Of Paperweights and Other Sustainable Practices

Picture a 1940’s office: the portable fan in the corner rotates quietly - blowing the fabric bits tied to its wire blade guard, moving the air just enough to create a semblance of cool. On each pass the papers on the desk ruffle a bit but stay put. On occasion a cross breeze comes through room, bumping the door.

What’s going on here? Is it? Are they? No, it can’t be! I can’t remember the last time I saw a doorstop in use, much less a paperweight in action.

I’m rediscovering the humble doorstop and ubiquitous paperweight as critical work tools as I sit in this unimproved 1875 house in the southeastern United States. I’m trying to see how far into the summer I can go without AC yet remain productive.

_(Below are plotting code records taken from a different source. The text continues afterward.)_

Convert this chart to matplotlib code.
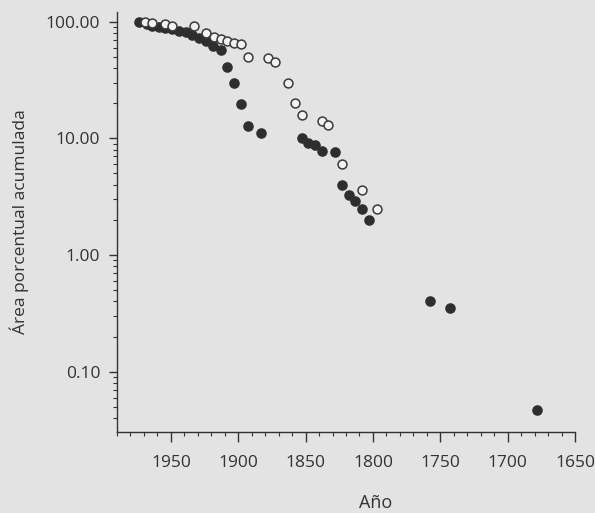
import matplotlib
matplotlib.use('Agg')
import matplotlib.pyplot as plt
from matplotlib.ticker import FixedLocator, LogLocator, NullFormatter, MultipleLocator

# Serie 1 (círculos rellenos): año y área porcentual acumulada
anio_rellenos = [1974, 1968, 1964, 1959, 1954, 1949, 1944, 1939, 1934, 1929,
                 1924, 1919, 1913, 1908, 1903, 1898, 1893, 1883, 1853, 1848,
                 1843, 1838, 1828, 1823, 1818, 1813, 1808, 1803, 1758, 1743,
                 1678]
area_rellenos = [100.0, 95.0, 92.0, 90.6, 88.5, 86.0, 83.2, 81.1, 76.9, 72.1,
                 68.8, 61.9, 57.2, 40.6, 29.7, 19.7, 12.7, 11.1, 10.0, 9.1,
                 8.8, 7.85, 7.6, 4.0, 3.25, 2.9, 2.47, 1.99, 0.40, 0.35,
                 0.047]

# Serie 2 (círculos vacíos)
anio_vacios = [1969, 1964, 1954, 1949, 1933, 1924, 1918, 1913, 1908, 1903,
               1898, 1893, 1878, 1873, 1863, 1858, 1853, 1838, 1833, 1823,
               1808, 1797]
area_vacios = [100.0, 96.9, 95.0, 92.4, 91.8, 79.6, 74.4, 71.1, 68.4, 65.4,
               64.0, 50.1, 48.5, 45.4, 29.7, 20.1, 15.7, 14.1, 12.9, 6.0,
               3.63, 2.48]

yticks = [0.1, 1, 10, 100]
ytick_labels = ['0.10', '1.00', '10.00', '100.00']
xticks = [1950, 1900, 1850, 1800, 1750, 1700, 1650]

fondo = '#e3e3e3'
tinta = '#333333'

plt.rcParams['font.family'] = ['Open Sans', 'DejaVu Sans']

fig = plt.figure(figsize=(5.95, 5.13), dpi=100, facecolor=fondo)
ax = fig.add_axes([0.1966, 0.1579, 0.7698, 0.8187], facecolor=fondo)

ax.plot(anio_rellenos, area_rellenos, 'o', ms=6.6, color='#2e2e2e',
        mec='#2e2e2e', zorder=3)
ax.plot(anio_vacios, area_vacios, 'o', ms=6.4, mfc='#f2f2f2',
        mec='#3a3a3a', mew=1.1, zorder=4)

ax.set_yscale('log')
ax.set_ylim(0.0304, 121)
ax.set_xlim(1990, 1650)

ax.yaxis.set_major_locator(FixedLocator(yticks))
ax.set_yticklabels(ytick_labels)
ax.yaxis.set_minor_locator(LogLocator(base=10, subs=range(2, 10)))
ax.yaxis.set_minor_formatter(NullFormatter())

ax.xaxis.set_major_locator(FixedLocator(xticks))
ax.set_xticklabels([str(x) for x in xticks])
ax.xaxis.set_minor_locator(MultipleLocator(10))

for lado in ['top', 'right']:
    ax.spines[lado].set_visible(False)
for lado in ['left', 'bottom']:
    ax.spines[lado].set_color(tinta)
    ax.spines[lado].set_linewidth(1.0)

ax.tick_params(axis='both', which='major', direction='out', colors=tinta,
               labelsize=12.5, width=1.0)
ax.tick_params(axis='x', which='major', length=7.5, pad=9)
ax.tick_params(axis='y', which='major', length=6, pad=6)
ax.tick_params(axis='both', which='minor', direction='out', colors=tinta,
               length=3, width=0.8)

ax.set_ylabel('Área porcentual acumulada', fontsize=12.5, color=tinta, labelpad=12)
ax.set_xlabel('Año', fontsize=13, color=tinta)
ax.xaxis.set_label_coords(0.565, -0.148)

fig.savefig('out.png', dpi=100, facecolor=fondo)
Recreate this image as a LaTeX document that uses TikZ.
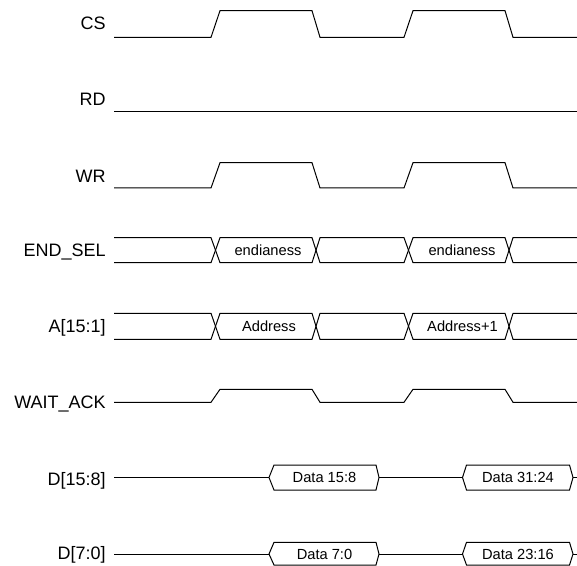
\documentclass[tikz,border=0pt]{standalone}
\usepackage{fontspec}
\setmainfont{Liberation Sans}
\begin{document}
\begin{tikzpicture}[x=0.75pt,y=-0.75pt,
  sig/.style={line width=0.75pt, black, line join=miter},
  lbl/.style={anchor=base east, inner sep=0pt, font=\fontsize{13.5}{16}\selectfont},
  btxt/.style={anchor=base, inner sep=0pt, font=\fontsize{11}{13}\selectfont}]
\useasboundingbox (0,0) rectangle (577,566);

% labels
\node[lbl] (lcs)  at (106,29.3)  {CS};
\node[lbl] (lrd)  at (106,106)   {RD};
\node[lbl] (lwr)  at (106,183)   {WR};
\node[lbl] (lend) at (106,256.5) {END\_SEL};
\node[lbl] (la)   at (106,332.8) {A[15:1]};
\node[lbl] (lwa)  at (106,408.3) {WAIT\_ACK};
\node[lbl] (ldh)  at (106,485)   {D[15:8]};
\node[lbl] (ldl)  at (106,559.3) {D[7:0]};

% CS
\draw[sig] (114,37.3) -- (211,37.3) -- (220,10.7) -- (312,10.7) -- (320,37.3) -- (404,37.3) -- (413,10.7) -- (505,10.7) -- (513,37.3) -- (577,37.3);
% RD
\draw[sig] (114,112) -- (577,112);
% WR
\draw[sig] (114,188) -- (211,188) -- (220,162.7) -- (312,162.7) -- (320,188) -- (404,188) -- (413,162.7) -- (505,162.7) -- (513,188) -- (577,188);

% END_SEL bus
\draw[sig] (114,237.7) -- (211,237.7) -- (220,262.7) -- (312,262.7) -- (320,237.7) -- (404,237.7) -- (413,262.7) -- (505,262.7) -- (513,237.7) -- (577,237.7);
\draw[sig] (114,262.7) -- (211,262.7) -- (220,237.7) -- (312,237.7) -- (320,262.7) -- (404,262.7) -- (413,237.7) -- (505,237.7) -- (513,262.7) -- (577,262.7);
\node[btxt] (e1) at (268,255.4) {endianess};
\node[btxt] (e2) at (462,255.4) {endianess};

% A[15:1] bus
\draw[sig] (114,313.3) -- (211,313.3) -- (220,339.3) -- (312,339.3) -- (320,313.3) -- (404,313.3) -- (413,339.3) -- (505,339.3) -- (513,313.3) -- (577,313.3);
\draw[sig] (114,339.3) -- (211,339.3) -- (220,313.3) -- (312,313.3) -- (320,339.3) -- (404,339.3) -- (413,313.3) -- (505,313.3) -- (513,339.3) -- (577,339.3);
\node[btxt] (a1) at (269,331.6) {Address};
\node[btxt] (a2) at (462.5,331.6) {Address+1};

% WAIT_ACK
\draw[sig] (114,402.3) -- (211,402.3) -- (220,389.3) -- (312,389.3) -- (320,402.3) -- (404,402.3) -- (413,389.3) -- (505,389.3) -- (513,402.3) -- (577,402.3);

% D[15:8]
\draw[sig] (114,477.5) -- (269,477.5);
\draw[sig] (269,477.5) -- (274,465) -- (376,465) -- (379,477.5) -- (376,490) -- (274,490) -- cycle;
\draw[sig] (379,477.5) -- (462.5,477.5);
\draw[sig] (462.5,477.5) -- (466.5,465) -- (569.5,465) -- (573,477.5) -- (569.5,490) -- (466.5,490) -- cycle;
\draw[sig] (573,477.5) -- (577,477.5);
\node[btxt] (dh1) at (324.5,482.7) {Data 15:8};
\node[btxt] (dh2) at (518,482.7) {Data 31:24};

% D[7:0]
\draw[sig] (114,554) -- (269,554);
\draw[sig] (269,554) -- (274,542.3) -- (376,542.3) -- (379,554) -- (376,565) -- (274,565) -- cycle;
\draw[sig] (379,554) -- (462.5,554);
\draw[sig] (462.5,554) -- (466.5,542.3) -- (569.5,542.3) -- (573,554) -- (569.5,565) -- (466.5,565) -- cycle;
\draw[sig] (573,554) -- (577,554);
\node[btxt] (dl1) at (324.5,559.2) {Data 7:0};
\node[btxt] (dl2) at (518,559.2) {Data 23:16};
\end{tikzpicture}
\end{document}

This house has 14’ ceilings, 8’- tall windows, and an Eastern Shore cross-breeze that qualifies as a gale. And it reminds me how, long, long ago, people used paperweights.

It’s easy to see how our work-efficiency focus of the last decades drove us to choose all-on and all-off services for our lights and temperature controls, and how efficiency in the building process drove us to put all services in one conduit, on a single switch, and in all-in-one systems. Of course that is near-term efficiency, not long term. The flipside has the near-term inefficiencies of raising and lowering shades and windows throughout the day, changing to heat-strategic work hours, and acquiring doorstops and many, many paperweights. Often I value that inefficiency for the time it means I can leave my computer chair, for the opportunity to see and hear my neighbors, and for a moment to appreciate the design of this old house.

I don’t always appreciate the inefficiencies, but so what? It is good for the planet, and so far the bonus is that it’s easier than I thought. Ask me again in August.

It made me think of all the cool museum vignette exhibits each of us could do: "Air Conditioning the Old Way" with paperweights, doorstops, ceiling fans, desk fans, transoms, double-hung windows, cross can see how much fun this would be!

I've had one near miss during this experience, though. I lost my mind for about 30 minutes the other day as I looked up antique paperweights online and fantasized in a very ungreen way about collecting them. My true-green kicked in and I went to the drawer and took out the clay rabbit figure I just cannot throw away (for all sorts of reasons). My now-16-year-old son made it about eight years or so ago. It’s a perfect paperweight. Hmm, a tidy desk and a fond memory all rolled up in an energy-efficient paperweight. Life is good.

Come to think of it, he made me a very cool green-and-orange clay dragon that will be perfect for the pile of use-the-other-side scrap paper I keep by the printer and just in front of that tall window.